7. Prosecutor Declines to File Charges
What it is: Police arrest, but the prosecutor refuses to move forward.
Why it matters:
This quietly acknowledges the arrest should not have happened.
Why it’s rare:
It exposes police error early — before the system can close ranks.
8. Unconditional Dismissal
What it is: Charges are dropped outright. No conditions. No monitoring.
Why it’s the "cleanest" outcome:
Nothing hangs over your head. No leverage remains.
Why survivors rarely get this:
Because it invites questions about why the case existed at all.
9. Dismissal With Prejudice
What it is: Charges are dismissed permanently and can never be refiled.
Why it’s rare: It conclusively ends state power — and signals misconduct.
10. Suppression of Evidence → Case Collapse
What it is: Key evidence is ruled inadmissible due to constitutional violations.
Why it matters: This is one of the strongest judicial acknowledgments of wrongdoing.
Why it’s resisted: Because it creates a record of state failure.
11. Acquittal at Trial
What it is: A “not guilty” verdict.
Why survivors hesitate: Trials are expensive, traumatic, and unpredictable.
Why the state avoids it: An acquittal publicly validates innocence.
12. Administrative Abandonment
What it is: The case quietly dies through delays, lapses, or inaction.
Why it’s harmful: It leaves defendants in prolonged uncertainty without resolution.
The Pattern Survivors Notice (and Are Right to Notice)
When you look at this list, a pattern becomes clear:
The system favors outcomes that preserve institutional credibility over outcomes that affirm individual innocence.

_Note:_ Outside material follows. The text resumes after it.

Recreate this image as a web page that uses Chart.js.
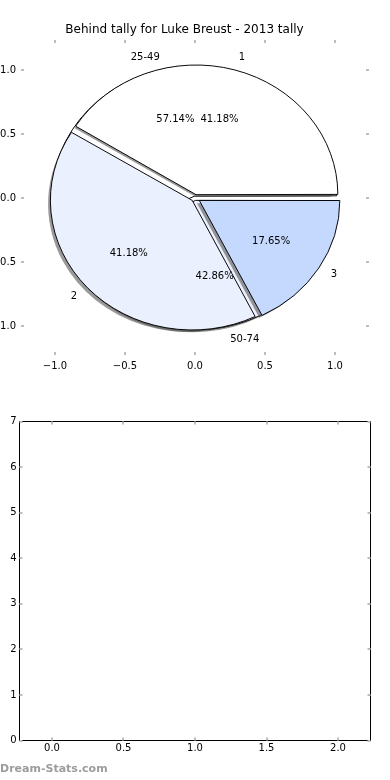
<!DOCTYPE html>
<html lang="en">
<head>
<meta charset="UTF-8">
<title>Behind tally for Luke Breust - 2013 tally</title>
<script src="https://cdn.jsdelivr.net/npm/chart.js"></script>
<style>
    body { margin: 0; background: #fff; }
    #page { position: relative; width: 390px; height: 780px; overflow: hidden; }
    .layer { position: absolute; left: 0; top: 0; }
    #emptyAxes { position: absolute; left: 0; top: 390px; }
    /* watermark under the lower axes */
    #mark { position: absolute; left: 0; top: 762px; font: bold 11px "DejaVu Sans", sans-serif; color: #9c9c9c; }
</style>
</head>
<body>
<div id="page">
    <canvas id="pieRange" class="layer" width="390" height="390"></canvas>
    <canvas id="pieTally" class="layer" width="390" height="390"></canvas>
    <canvas id="pieAxes" class="layer" width="390" height="390"></canvas>
    <canvas id="emptyAxes" width="390" height="390"></canvas>
    <div id="mark">Dream-Stats.com</div>
</div>
<script>
// tally pie (drawn on top)
var tallyLabels = ['1', '2', '3'];
var tallyValues = [7, 7, 3];
// range pie (underneath)
var rangeLabels = ['25-49', '50-74'];
var rangeValues = [4, 3];

// tick values
var pieTicks = [-1, -0.5, 0, 0.5, 1];
var emptyXTicks = [0, 0.5, 1, 1.5, 2];
var emptyYTicks = [0, 1, 2, 3, 4, 5, 6, 7];

// styles
var tallyColors = ['#ffffff', '#eaf0fd', '#c5d8fd'];
var rangeColors = ['#ffffff', '#eaf0fd'];
var tallyExplode = 0.04;
var rangeExplode = 0.03;

var UNIT = 140;              // px per data unit, horizontally
var SQUASH = 128 / 140;      // pie axes are not equal aspect -> ellipse
var SHADOW = 0.02 * UNIT;
var FONT = '"DejaVu Sans", sans-serif';

function fmtTick(v) {
    return (v < 0 ? '\u2212' : '') + Math.abs(v).toFixed(1);
}

// squash the pie vertically and put the shadows under the wedges
var squash = {
    id: 'squash',
    beforeDatasetsDraw: function (chart) {
        var ctx = chart.ctx, a = chart.chartArea;
        var cx = (a.left + a.right) / 2, cy = (a.top + a.bottom) / 2;
        ctx.save();
        ctx.translate(cx, cy);
        ctx.scale(1, SQUASH);
        ctx.translate(-cx, -cy);
        chart.getDatasetMeta(0).data.forEach(function (arc) {
            var mid = (arc.startAngle + arc.endAngle) / 2;
            var c = arc.endAngle - arc.startAngle;
            var t = (arc.options.offset || 0) / 4 * (2 - Math.sin(Math.min(Math.PI, c)));
            var x = arc.x + Math.cos(mid) * t - SHADOW;
            var y = arc.y + Math.sin(mid) * t + SHADOW;
            ctx.beginPath();
            ctx.moveTo(x, y);
            ctx.arc(x, y, arc.outerRadius, arc.startAngle, arc.endAngle);
            ctx.closePath();
            ctx.fillStyle = 'rgba(70,70,70,0.55)';
            ctx.fill();
        });
    },
    afterDatasetsDraw: function (chart) {
        chart.ctx.restore();
    }
};

function makePie(id, labels, values, colors, explode) {
    // matplotlib goes counter-clockwise from 3 o'clock, Chart.js clockwise
    var vals = values.slice().reverse();
    var total = values.reduce(function (s, v) { return s + v; }, 0);
    // ArcElement moves a wedge by offset/4 * (2 - sin(angle))
    var offsets = vals.map(function (v) {
        var c = v / total * 2 * Math.PI;
        return explode * UNIT * 4 / (2 - Math.sin(Math.min(Math.PI, c)));
    });
    return new Chart(document.getElementById(id), {
        type: 'pie',
        data: {
            labels: labels.slice().reverse(),
            datasets: [{
                data: vals,
                backgroundColor: colors.slice().reverse(),
                borderColor: '#000',
                borderWidth: 1,
                offset: offsets,
                hoverOffset: 0
            }]
        },
        options: {
            responsive: false,
            animation: false,
            events: [],
            rotation: 90,
            radius: UNIT,
            layout: { padding: { top: 6 } },
            plugins: { legend: { display: false }, tooltip: { enabled: false } }
        },
        plugins: [squash]
    });
}

makePie('pieRange', rangeLabels, rangeValues, rangeColors, rangeExplode);
makePie('pieTally', tallyLabels, tallyValues, tallyColors, tallyExplode);

// short grey ticks pointing into the axes, optional frame
var innerTicks = {
    id: 'innerTicks',
    afterDraw: function (chart, args, opts) {
        var ctx = chart.ctx, a = chart.chartArea;
        var xs = chart.scales.x, ys = chart.scales.y;
        ctx.save();
        if (opts.frame) {
            ctx.strokeStyle = '#000';
            ctx.lineWidth = 1;
            ctx.strokeRect(a.left, a.top, a.right - a.left, a.bottom - a.top);
        }
        ctx.fillStyle = '#bdbdbd';
        xs.ticks.forEach(function (t, i) {
            var px = Math.round(xs.getPixelForTick(i));
            ctx.fillRect(px - 1, a.top, 2, 3);
            ctx.fillRect(px - 1, a.bottom - 3, 2, 3);
        });
        ys.ticks.forEach(function (t, i) {
            var py = Math.round(ys.getPixelForTick(i));
            ctx.fillRect(a.left, py - 1, 3, 2);
            ctx.fillRect(a.right - 3, py - 1, 3, 2);
        });
        ctx.restore();
    }
};

// wedge labels and percentages, placed like matplotlib does
function wedgeText(values, labels, explode) {
    var total = values.reduce(function (s, v) { return s + v; }, 0);
    var start = 0, out = [];
    values.forEach(function (v, i) {
        var frac = v / total;
        var mid = (start + frac / 2) * 2 * Math.PI;
        var cx = Math.cos(mid), cy = Math.sin(mid);
        out.push({ x: (1.1 + explode) * cx, y: (1.1 + explode) * cy, text: labels[i], align: cx > 0 ? 'left' : 'right' });
        out.push({ x: (0.6 + explode) * cx, y: (0.6 + explode) * cy, text: (frac * 100).toFixed(2) + '%', align: 'center' });
        start += frac;
    });
    return out;
}

var pieText = {
    id: 'pieText',
    afterDraw: function (chart) {
        var ctx = chart.ctx, xs = chart.scales.x, ys = chart.scales.y;
        var items = wedgeText(tallyValues, tallyLabels, tallyExplode)
            .concat(wedgeText(rangeValues, rangeLabels, rangeExplode));
        ctx.save();
        ctx.font = '10px ' + FONT;
        ctx.fillStyle = '#000';
        ctx.textBaseline = 'middle';
        items.forEach(function (it) {
            ctx.textAlign = it.align;
            ctx.fillText(it.text, xs.getPixelForValue(it.x), ys.getPixelForValue(it.y));
        });
        ctx.restore();
    }
};

function axis(min, max, ticks, fmt, padding, size, isX) {
    return {
        type: 'linear',
        min: min,
        max: max,
        afterBuildTicks: function (s) { s.ticks = ticks.map(function (v) { return { value: v }; }); },
        afterFit: function (s) { if (isX) { s.height = size; } else { s.width = size; } },
        grid: { display: false, drawTicks: false },
        border: { display: false },
        ticks: { color: '#000', padding: padding, font: { family: FONT, size: 10 }, callback: fmt }
    };
}

// axes around the pies (no frame)
new Chart(document.getElementById('pieAxes'), {
    type: 'scatter',
    data: { datasets: [] },
    options: {
        responsive: false,
        animation: false,
        events: [],
        layout: { padding: { left: 0, right: 21, top: 0, bottom: 15 } },
        scales: {
            x: axis(-1.243, 1.243, pieTicks, fmtTick, 5, 20, true),
            y: axis(-1.227, 1.234, pieTicks, fmtTick, 5, 21, false)
        },
        plugins: {
            legend: { display: false },
            tooltip: { enabled: false },
            title: {
                display: true,
                text: 'Behind tally for Luke Breust - 2013 tally',
                color: '#000',
                font: { family: FONT, size: 12, weight: 'normal' },
                padding: { top: 23, bottom: 2.6 }
            },
            innerTicks: { frame: false }
        }
    },
    plugins: [innerTicks, pieText]
});

// empty lower axes
new Chart(document.getElementById('emptyAxes'), {
    type: 'scatter',
    data: { datasets: [] },
    options: {
        responsive: false,
        animation: false,
        events: [],
        layout: { padding: { left: 0, right: 19.5, top: 31.5, bottom: 19.5 } },
        scales: {
            x: axis(-0.227, 2.227, emptyXTicks, function (v) { return v.toFixed(1); }, 2, 20, true),
            y: axis(0, 7, emptyYTicks, function (v) { return String(v); }, 3, 19.5, false)
        },
        plugins: {
            legend: { display: false },
            tooltip: { enabled: false },
            innerTicks: { frame: true }
        }
    },
    plugins: [innerTicks]
});
</script>
</body>
</html>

Survivors are often diverted toward:
- Plea deals
- Conditional dismissals/Nolle Prosequi
- Diversion programs
Not because they’re appropriate — but because they are quiet.
Clean outcomes are loud.
They raise questions.
They create records.
They invite accountability.
If You Didn’t Get a “Clean” Ending
This is important: If your case ended in a conditional dismissal, deferred prosecution, or quiet resolution, it does not mean:
- You were secretly guilty
- You failed
- Your truth lacked credibility
It means the system chose containment of the mishandled situation so as to save credibility and avoid accountability, rather than correcting the situation fairly and giving you justice.